[Plotting code records]

==============================

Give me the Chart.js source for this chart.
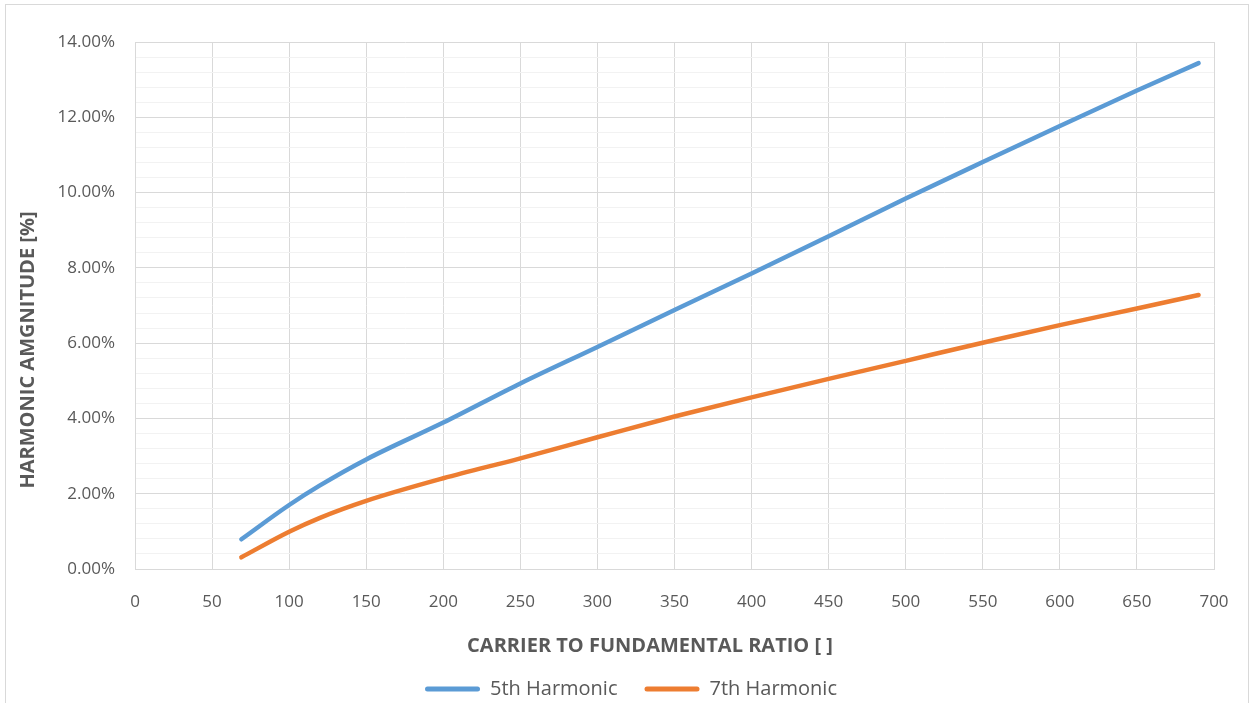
<!DOCTYPE html>
<html>
<head>
<meta charset="utf-8">
<script src="https://cdn.jsdelivr.net/npm/chart.js@4/dist/chart.umd.min.js"></script>
<style>
  html, body { margin: 0; padding: 0; background: #ffffff; }
  #wrap { width: 1253px; height: 703px; position: relative; }
</style>
</head>
<body>
<div id="wrap"><canvas id="c" width="1253" height="703"></canvas></div>
<script>
// Data
const ratios = [69, 100, 120, 150, 200, 250, 300, 350, 400, 450, 500, 550, 600, 650, 690];
const harmonic5 = [0.79, 1.70, 2.22, 2.91, 3.89, 4.93, 5.90, 6.88, 7.85, 8.84, 9.84, 10.81, 11.77, 12.71, 13.44];
const harmonic7 = [0.31, 0.99, 1.36, 1.81, 2.41, 2.94, 3.50, 4.05, 4.56, 5.05, 5.53, 6.01, 6.48, 6.92, 7.28];
const seriesNames = ['5th Harmonic', '7th Harmonic'];
const xTitle = 'CARRIER TO FUNDAMENTAL RATIO [ ]';
const yTitle = 'HARMONIC AMGNITUDE [%]';

const FONT = '"Open Sans", Lato, sans-serif';
const TEXT = '#595959';

const toPts = (xs, ys) => xs.map((x, i) => ({ x: x, y: ys[i] }));

const borderPlugin = {
  id: 'outerBorder',
  beforeDraw(chart) {
    const ctx = chart.ctx;
    ctx.save();
    ctx.fillStyle = '#ffffff';
    ctx.fillRect(0, 0, chart.width, chart.height);
    ctx.strokeStyle = '#d9d9d9';
    ctx.lineWidth = 1;
    ctx.strokeRect(5.5, 4.5, 1243, 702);
    ctx.restore();
  },
  afterLayout(chart) {
    // shift legend to match the reference placement
    const lg = chart.legend;
    if (lg) {
      lg.left += 19; lg.right += 19;
      lg.top += 6; lg.bottom += 6;
    }
  },
  afterDraw(chart) {
    // axis titles, positioned as in the reference (moved off-centre there)
    const ctx = chart.ctx;
    ctx.save();
    ctx.font = 'bold 20px ' + FONT;
    ctx.fillStyle = TEXT;
    ctx.textAlign = 'center';
    ctx.textBaseline = 'middle';
    ctx.fillText(xTitle, 650, 646);
    ctx.translate(28, 350);
    ctx.rotate(-Math.PI / 2);
    ctx.fillText(yTitle, 0, 0);
    ctx.restore();
  }
};

const isMajor = v => Math.abs(v / 2 - Math.round(v / 2)) < 1e-6;

new Chart(document.getElementById('c'), {
  type: 'line',
  data: {
    datasets: [
      {
        label: seriesNames[0],
        data: toPts(ratios, harmonic5),
        borderColor: '#5b9bd5',
        backgroundColor: '#5b9bd5',
        borderWidth: 4.5,
        borderCapStyle: 'round',
        pointRadius: 0,
        cubicInterpolationMode: 'monotone',
        fill: false
      },
      {
        label: seriesNames[1],
        data: toPts(ratios, harmonic7),
        borderColor: '#ed7d31',
        backgroundColor: '#ed7d31',
        borderWidth: 4.5,
        borderCapStyle: 'round',
        pointRadius: 0,
        cubicInterpolationMode: 'monotone',
        fill: false
      }
    ]
  },
  options: {
    responsive: false,
    animation: false,
    layout: { padding: { top: 42, right: 39, left: 10, bottom: 0 } },
    plugins: {
      legend: {
        position: 'bottom',
        labels: {
          font: { family: FONT, size: 20 },
          color: TEXT,
          boxWidth: 55,
          boxHeight: 5,
          padding: 27,
          useBorderRadius: true,
          borderRadius: 2.5,
          generateLabels(chart) {
            const items = Chart.defaults.plugins.legend.labels.generateLabels(chart);
            items.forEach(it => { it.lineWidth = 0; it.strokeStyle = 'rgba(0,0,0,0)'; });
            return items;
          }
        }
      },
      tooltip: { enabled: false }
    },
    scales: {
      x: {
        type: 'linear',
        min: 0,
        max: 700,
        ticks: {
          stepSize: 50,
          padding: 23,
          color: TEXT,
          font: { family: FONT, size: 17 }
        },
        grid: { color: '#d9d9d9', drawTicks: false, lineWidth: 1 },
        border: { display: true, color: '#d9d9d9' },
        title: { display: false, text: xTitle },
        afterFit(scale) { scale.height = 77; }
      },
      y: {
        min: 0,
        max: 14,
        ticks: {
          stepSize: 0.4,
          autoSkip: false,
          padding: 20,
          color: TEXT,
          font: { family: FONT, size: 17 },
          callback: v => isMajor(v) ? v.toFixed(2) + '%' : ''
        },
        grid: {
          drawTicks: false,
          lineWidth: 1,
          color: ctx => (ctx.tick && isMajor(ctx.tick.value)) ? '#d9d9d9' : '#f2f2f2'
        },
        border: { display: true, color: '#d9d9d9' },
        title: { display: false, text: yTitle },
        afterFit(scale) { scale.width = 125; }
      }
    }
  },
  plugins: [borderPlugin]
});
</script>
</body>
</html>
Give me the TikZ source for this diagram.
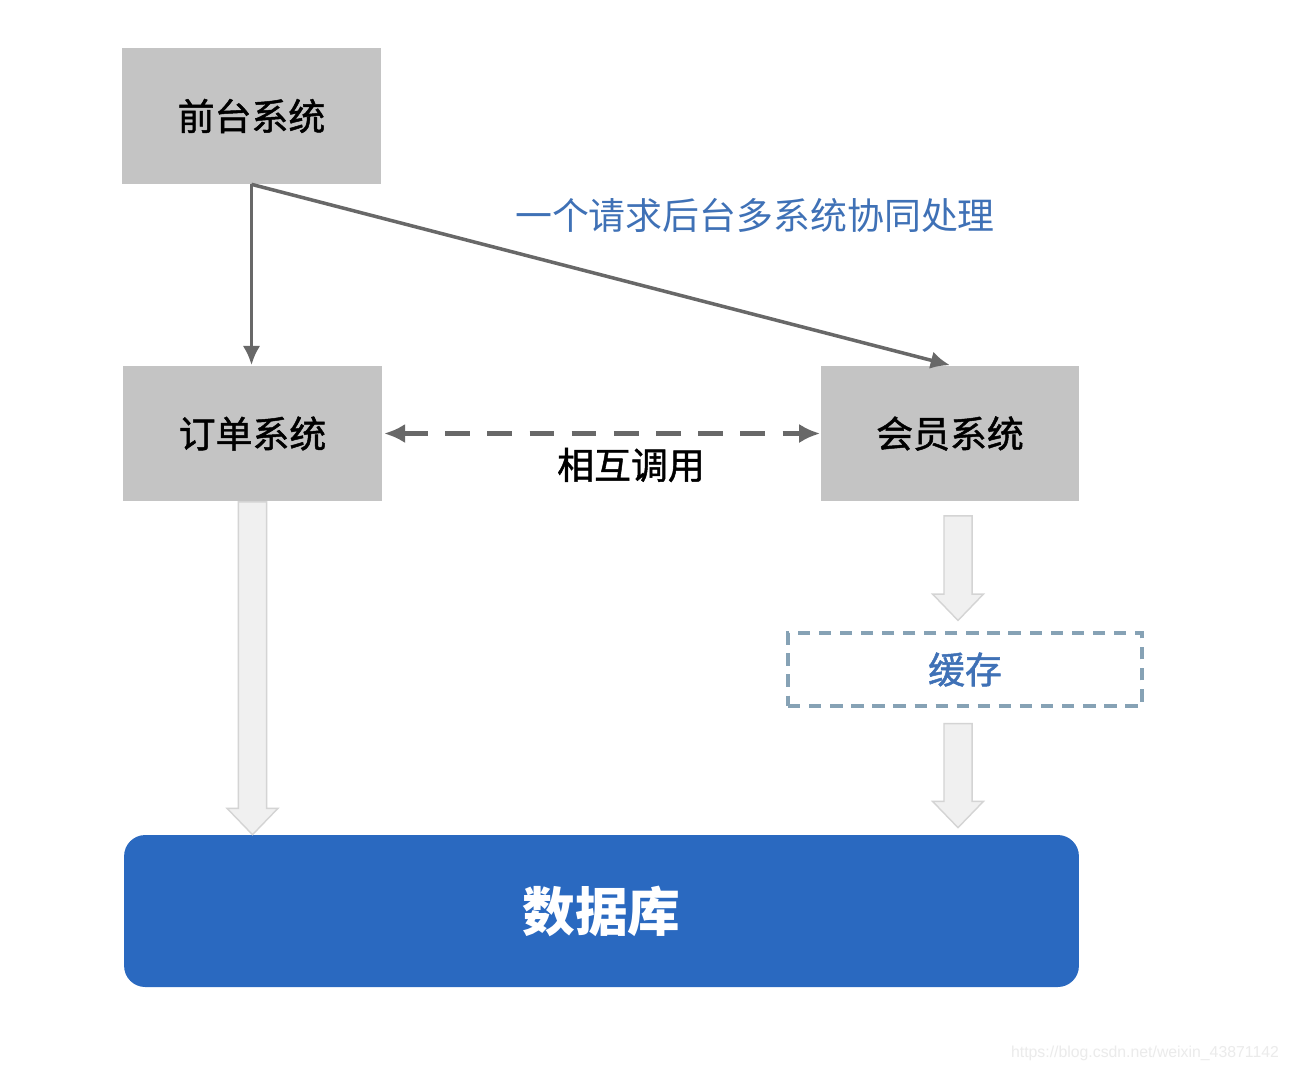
\documentclass[tikz,border=0pt]{standalone}
\usepackage{fontspec}
\newfontfamily\cjk{Noto Sans CJK SC}
\newfontfamily\cjkm[UprightFeatures={FakeBold=1.3}]{Noto Sans CJK SC}
\newfontfamily\wmfont{Liberation Sans}
\usetikzlibrary{arrows.meta,calc}
\definecolor{boxgray}{HTML}{C4C4C4}
\definecolor{linegray}{HTML}{686868}
\definecolor{noteblue}{HTML}{3F71B6}
\definecolor{dbblue}{HTML}{2A69C0}
\definecolor{cacheline}{HTML}{86A2B5}
\definecolor{fatfill}{HTML}{F0F0F0}
\definecolor{fatline}{HTML}{D4D4D4}

\begin{document}
\begin{tikzpicture}[x=0.02cm,y=-0.02cm,
  sys/.style={fill=boxgray, minimum width=5.18cm, minimum height=2.72cm, inner sep=0pt, font=\cjkm\fontsize{21}{25}\selectfont},
  call/.style={draw=linegray, line width=2pt, -{Latex[length=11pt,width=10pt]}},
  fatarrow/.style={draw=fatline, fill=fatfill, line width=0.8pt,
    to path={let \p1=(\tikztostart), \p2=(\tikztotarget) in
      (\x1-8pt,\y1) -- (\x1-8pt,\y2+15pt) -- (\x1-14.5pt,\y2+15pt) -- (\x1,\y2)
      -- (\x1+14.5pt,\y2+15pt) -- (\x1+8pt,\y2+15pt) -- (\x1+8pt,\y1) -- cycle}}]
\fill[white] (0,0) rectangle (1290,1072);
\useasboundingbox (0,0) rectangle (1290,1072);

\node[sys] (front) at (251.5,116) {前台系统};
\node[sys] (order) at (252.5,433.5) {订单系统};
\node[sys] (member) at (950,433.5) {会员系统};
\node[draw=cacheline, line width=1.8pt, dash pattern=on 7pt off 5pt, minimum width=7.08cm, minimum height=1.46cm,
  text=noteblue, font=\cjkm\fontsize{21}{25}\selectfont] (cache) at (965,669.5) {缓存};
\node[fill=dbblue, rounded corners=12pt, minimum width=19.1cm, minimum height=3.04cm,
  text=white, font=\cjk\bfseries\fontsize{30}{36}\selectfont] (db) at (601.5,911) {数据库};

\node[text=noteblue, font=\cjk\fontsize{21}{25}\selectfont] (note) at (755,215) {一个请求后台多系统协同处理};
\node[font=\cjkm\fontsize{21}{25}\selectfont] (mutual) at (631,465) {相互调用};

\path[call] (front.south) -- (front.south |- order.north);
\path[call] (front.south) -- (member.north);
\path[call, line width=3pt, {Latex[length=12pt,width=11pt]}-{Latex[length=12pt,width=11pt]}, dash pattern=on 14pt off 10pt]
  ([xshift=1pt]order.east) -- (member.west);

\path[fatarrow] (order.south) to (order.south |- db.north);
\path[fatarrow] ($(member.south)+(8,14)$) coordinate (m1) to ($(cache.north)+(-7,-11)$);
\path[fatarrow] ($(cache.south)+(-7,16)$) coordinate (c1) to ($(db.north)+(356.5,-7)$);

\node[text=black!8, font=\wmfont\fontsize{9}{11}\selectfont] (mark) at (1145,1053) {https://blog.csdn.net/weixin\_43871142};
\end{tikzpicture}
\end{document}
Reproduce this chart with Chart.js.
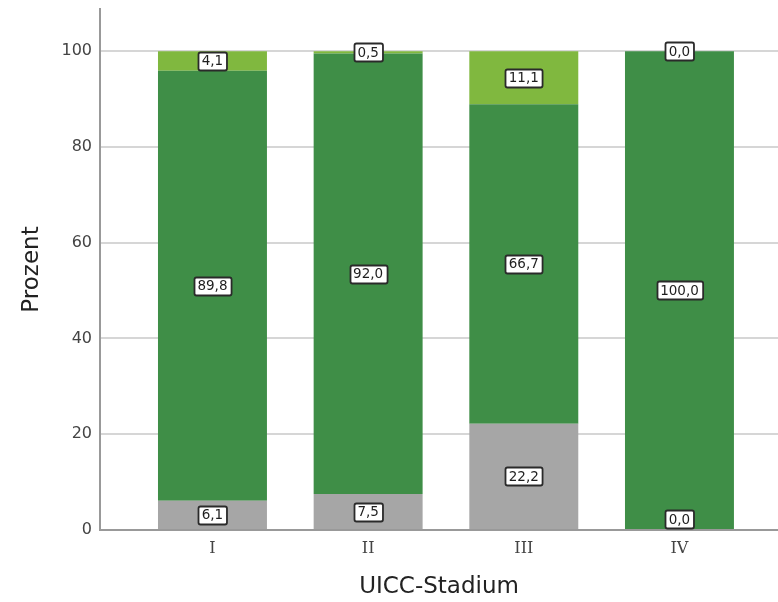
<!DOCTYPE html>
<html>
<head>
<meta charset="utf-8">
<script src="https://cdn.jsdelivr.net/npm/chart.js@4"></script>
<style>
  html, body { margin: 0; padding: 0; background: #fff; }
  #wrap { width: 778px; height: 602px; position: relative; }
</style>
</head>
<body>
<div id="wrap"><canvas id="c" width="778" height="602"></canvas></div>
<script>
const categories = ['I', 'II', 'III', 'IV'];
const greyValues = [6.1, 7.5, 22.2, 0.0];
const darkGreenValues = [89.8, 92.0, 66.7, 100.0];
const lightGreenValues = [4.1, 0.5, 11.1, 0.0];
const yTicks = [0, 20, 40, 60, 80, 100];

const toPoints = arr => arr.map((v, i) => ({ x: i, y: v }));

const labelPlugin = {
  id: 'boxLabels',
  afterDatasetsDraw(chart) {
    const ctx = chart.ctx;
    const area = chart.chartArea;
    ctx.save();
    ctx.font = '13.5px "DejaVu Sans", Verdana, sans-serif';
    ctx.textAlign = 'center';
    ctx.textBaseline = 'middle';
    chart.data.datasets.forEach((ds, di) => {
      const meta = chart.getDatasetMeta(di);
      meta.data.forEach((el, i) => {
        const v = ds.data[i].y;
        const txt = v.toFixed(1).replace('.', ',');
        let cy = (el.y + el.base) / 2;
        cy = Math.min(cy, area.bottom - 11);
        const cx = el.x;
        const w = ctx.measureText(txt).width + 7;
        const h = 18;
        const x0 = Math.round(cx - w / 2) + 0.5, y0 = Math.round(cy - h / 2) + 0.5;
        ctx.beginPath();
        if (ctx.roundRect) ctx.roundRect(x0, y0, w, h, 2); else ctx.rect(x0, y0, w, h);
        ctx.fillStyle = '#ffffff';
        ctx.fill();
        ctx.lineWidth = 1.8;
        ctx.strokeStyle = '#2a2a2a';
        ctx.stroke();
        ctx.fillStyle = '#1e1e1e';
        ctx.fillText(txt, cx, cy + 1);
      });
    });
    ctx.restore();
  }
};

new Chart(document.getElementById('c'), {
  type: 'bar',
  data: {
    datasets: [
      { label: 'grau', data: toPoints(greyValues), backgroundColor: '#a6a6a6' },
      { label: 'dunkelgrün', data: toPoints(darkGreenValues), backgroundColor: '#3f8e47' },
      { label: 'hellgrün', data: toPoints(lightGreenValues), backgroundColor: '#80b83f' }
    ]
  },
  options: {
    responsive: false,
    animation: false,
    devicePixelRatio: 1,
    layout: { padding: { top: 9, right: 0, left: 0, bottom: 0 } },
    datasets: { bar: { categoryPercentage: 1.0, barPercentage: 0.70, borderWidth: 0 } },
    plugins: { legend: { display: false }, tooltip: { enabled: false } },
    scales: {
      x: {
        type: 'linear',
        stacked: true,
        offset: false,
        min: -0.7225,
        max: 3.633,
        afterBuildTicks: axis => { axis.ticks = categories.map((c, i) => ({ value: i })); },
        afterFit: axis => { axis.height = 72; axis.paddingLeft = 0; axis.paddingRight = 0; },
        ticks: {
          callback: v => categories[v] ?? '',
          font: { family: '"DejaVu Serif", "Liberation Serif", serif', size: 16 },
          color: '#444',
          padding: 9,
          maxRotation: 0,
          autoSkip: false
        },
        grid: { display: false, drawTicks: false, offset: false },
        border: { display: true, color: '#999999', width: 2 },
        title: {
          display: true,
          text: 'UICC-Stadium',
          font: { family: '"DejaVu Sans", Verdana, sans-serif', size: 23 },
          color: '#222',
          padding: { top: 8, bottom: 1 }
        }
      },
      y: {
        stacked: true,
        min: 0,
        max: 108.8,
        afterBuildTicks: axis => { axis.ticks = yTicks.map(v => ({ value: v })); },
        afterFit: axis => { axis.width = 100; axis.paddingTop = 0; axis.paddingBottom = 0; },
        ticks: {
          font: { family: '"DejaVu Sans", Verdana, sans-serif', size: 16 },
          color: '#444',
          padding: 8
        },
        grid: { color: '#d6d6d6', lineWidth: 2, drawTicks: false },
        border: { display: true, color: '#999999', width: 2 },
        title: {
          display: true,
          text: 'Prozent',
          font: { family: '"DejaVu Sans", Verdana, sans-serif', size: 23 },
          color: '#222',
          padding: { top: 18, bottom: 0 }
        }
      }
    }
  },
  plugins: [labelPlugin]
});
</script>
</body>
</html>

==============================

-- Set exercise --
Start at the line with "Give me the TikZ source for this diagram.", stop at the line with "(db) at (601.5,911)", both lines included, and repeat that span exactly without its pictures.

-- Task response --
Give me the TikZ source for this diagram.
\documentclass[tikz,border=0pt]{standalone}
\usepackage{fontspec}
\newfontfamily\cjk{Noto Sans CJK SC}
\newfontfamily\cjkm[UprightFeatures={FakeBold=1.3}]{Noto Sans CJK SC}
\newfontfamily\wmfont{Liberation Sans}
\usetikzlibrary{arrows.meta,calc}
\definecolor{boxgray}{HTML}{C4C4C4}
\definecolor{linegray}{HTML}{686868}
\definecolor{noteblue}{HTML}{3F71B6}
\definecolor{dbblue}{HTML}{2A69C0}
\definecolor{cacheline}{HTML}{86A2B5}
\definecolor{fatfill}{HTML}{F0F0F0}
\definecolor{fatline}{HTML}{D4D4D4}

\begin{document}
\begin{tikzpicture}[x=0.02cm,y=-0.02cm,
  sys/.style={fill=boxgray, minimum width=5.18cm, minimum height=2.72cm, inner sep=0pt, font=\cjkm\fontsize{21}{25}\selectfont},
  call/.style={draw=linegray, line width=2pt, -{Latex[length=11pt,width=10pt]}},
  fatarrow/.style={draw=fatline, fill=fatfill, line width=0.8pt,
    to path={let \p1=(\tikztostart), \p2=(\tikztotarget) in
      (\x1-8pt,\y1) -- (\x1-8pt,\y2+15pt) -- (\x1-14.5pt,\y2+15pt) -- (\x1,\y2)
      -- (\x1+14.5pt,\y2+15pt) -- (\x1+8pt,\y2+15pt) -- (\x1+8pt,\y1) -- cycle}}]
\fill[white] (0,0) rectangle (1290,1072);
\useasboundingbox (0,0) rectangle (1290,1072);

\node[sys] (front) at (251.5,116) {前台系统};
\node[sys] (order) at (252.5,433.5) {订单系统};
\node[sys] (member) at (950,433.5) {会员系统};
\node[draw=cacheline, line width=1.8pt, dash pattern=on 7pt off 5pt, minimum width=7.08cm, minimum height=1.46cm,
  text=noteblue, font=\cjkm\fontsize{21}{25}\selectfont] (cache) at (965,669.5) {缓存};
\node[fill=dbblue, rounded corners=12pt, minimum width=19.1cm, minimum height=3.04cm,
  text=white, font=\cjk\bfseries\fontsize{30}{36}\selectfont] (db) at (601.5,911) {数据库};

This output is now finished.